Voters across the Bay State head to the polls Nov. 2nd.
And while most likely won't realize it, they will be deciding the future of the housing market, both in the Boston market and across the state, for years to come.
Most of the media attention has been lavished on the increasingly byzantine barbs and allegations being exchanged by the three gubernatorial candidates. Gee, news flash, maybe these guys really don't like each other - kind of funny how battles for power can bring out the worst in people.
Sadly, little if any attention is being paid to possibly the most consequential item on the ballot this coming election day - Question 2.

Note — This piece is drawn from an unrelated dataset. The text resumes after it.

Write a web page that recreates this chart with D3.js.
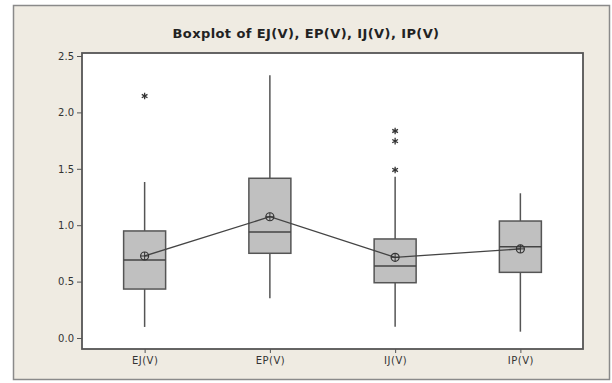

If passed, the referendum question would scuttle the Bay State's bluntly effective, though highly imperfect, affordable housing law that has been in effect for four decades now.
Under Chapter 40B, developers who want to build new condos, apartments and homes in towns with a dearth of affordable housing are able to override local zoning obstacles.
The typical pattern is a project with 75 percent market rate units, with 25 percent affordable set-asides.
Critics have a lot to say about 40B - here's a link to the website of the coalition pushing the repeal.
But the arguments themselves are somewhat contradictory.
While the party line is that 40B has failed to produce enough affordable housing, many of the activists and others driving this are clearly animated by anger over the perceived abuses of the law.
One source of discontent are particular builders who have allegedly pushed through large-scale luxury housing developments with the help of a law aimed at promoting affordable housing.
In addition, as the state's inspector general noted in a sweeping report on the subject, some developers have manipulated the law to take a greater share of the profits at the expense of local communities. Chapter 40B caps the profits developers can earn. The idea was to reward all those hard-pressed suburbs with a share of the profits to help compensate for more housing units and increased school costs, frankly a dubious concept, but I'll hold my tongue here.
Finally, there is the caveman element that emerges every time I or anyone else writes on this subject. This is the crowd that seems to think towns like Medford or Woburn are in danger of being flooded with urban style, Section 8 housing projects. And that repealing 40B will stop some imagined flood of so-called "welfare housing" from swamping the suburbs.
That argument is pure nonsense and casts a cloud over other, legitimate issues critics have raised.
Clearly, there are problems with 40B.
But the opponents seem to be so caught in detailing the old law's flaws they don't seem to be able to see the larger picture. Or they already own a home and would just rather pull up the drawbridge, leaving the rest of us to deal with the reality of housing prices that are continually out of whack thanks to a dearth of new construction.
The fact is housing construction across Greater Boston has been on a strong and steady decline since the 1980s. Complaining of ever higher school costs, many towns have locked out new, middle-class housing with zoning rules that rewards developers for building McMansions.
Check out this report by Harvard's Rappaport Institute, which delves into the impact of our chronic housing shortage. Here's also a link to the Vote No on Question 2 campaign - which features an array of housing activists, developers, unions, churches and business groups.
As the number of new subdivisions has fallen off, the more densely packed condo developments and apartment complexes that builders are pushing through with help of 40B are increasingly becoming the only game in town.
Gutting the law would overnight wipe out plans for 12,000 new condos, apartments and single family homes. And in region where home price bubbles are increasingly becoming the norm, all those canceled housing plans will eventually come back to haunt us all.
However, the biggest fallacy put out there by critics of 40B is that repealing it will force Beacon Hill to replace the old law with something better.
What faith that shows in our far-sighted state lawmakers! After all, this is the same gang that can't even agree on a casino bill even when all the top legislative leaders and the governor say they are in favor of expanded gambling.
Good luck trying to get a new affordable housing law passed.